The ADP Employment Change report isn't always a precise indicator of what is in store with the official nonfarm payrolls report, but the ADP report does do a good job of handicapping the government's figure. So, with the latest ADP report showing a higher-than-expected the 473,000 job losses for June, many believe job losses in tomorrow's report could exceed the 363,000 that is currently being forecast.

Many economists are worried that continued weakness in labor markets and recent increases in Treasury yields could stymie a recovery in housing. According to the latest data, pending home sales for May increased just 0.1% month-over-month. They were expected to be flat after spiking 7.1% the month before.

Meanwhile, construction spending during May fell 0.9% month-over-month and missed expectations. The June ISM Manufacturing Index came in at an in-line 44.8, which means manufacturing activity continues to contract since the Index is below 50. The monthly reading was last above 50 in February of 2008. However, the pace of contraction continues to slow as the ISM has now increased six consecutive times.

Despite the generally mixed bag of economic reports, stocks were able to log broad-based gains. Consumer staples (+1.7%) were the strongest performers, thanks to General Mills (GIS 58.18, +2.16).
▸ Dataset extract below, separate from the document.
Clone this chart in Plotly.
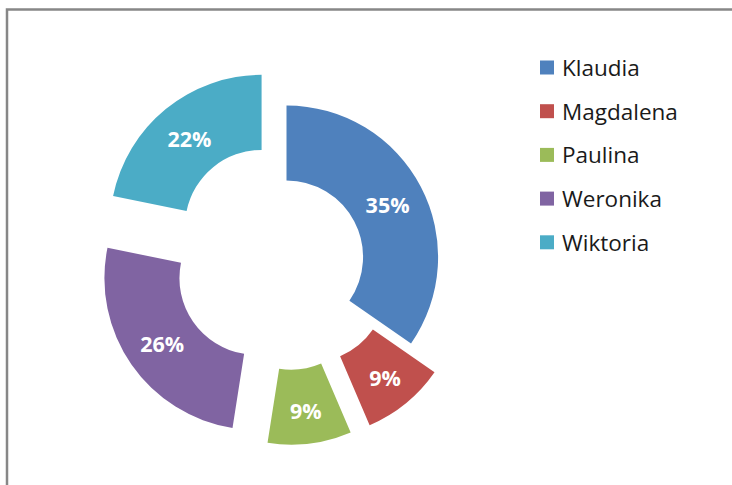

Better-than-expected earnings and issued an upbeat forecast earned shares of GIS their best single-session advance by percent in nearly one month. The consumer staples sector made its best percentage gain in roughly two weeks.

Financial stocks were some of the session's worst performers. The sector shed 0.5% and finished at session lows as diversified banks (-0.8%) and regional banks (-1.0%) came under pressure.

Energy stocks struggled to remain in positive territory as sellers pressured the sector amid falling oil prices. The energy sector was up more than 2% at its session high, but finished with a modest 0.2% gain. Crude oil prices were also up more than 2% at their session high, but finished 0.8% lower at $69.35 per barrel. The reversal in oil prices came in the face of a larger-than-expected draw in weekly inventories.

Despite weakness in energy-related commodities, precious metals were able to advance amid a weaker U.S. dollar. Amid reports that China would like to debate proposals for a new global reserve currency at next week's G8 meeting, the Dollar Index dropped 0.6%. That helped gold prices climb 1.5% to $941.30 per ounce. The broader CRB Commodity Index climbed 0.5%.

Participation was lacking again this session as less than 1 billion shares traded hands on the NYSE. That's the least amount of trading volume in nearly three weeks. Volume is also expected to be light tomorrow since it is the week's final trading session ahead of the long weekend. U.S. markets will be closed on Friday in observance of Independence Day.

Nasdaq +10.68 at 1845.72... NYSE Adv/Dec 2211/767... Nasdaq Adv/Dec 1776/865.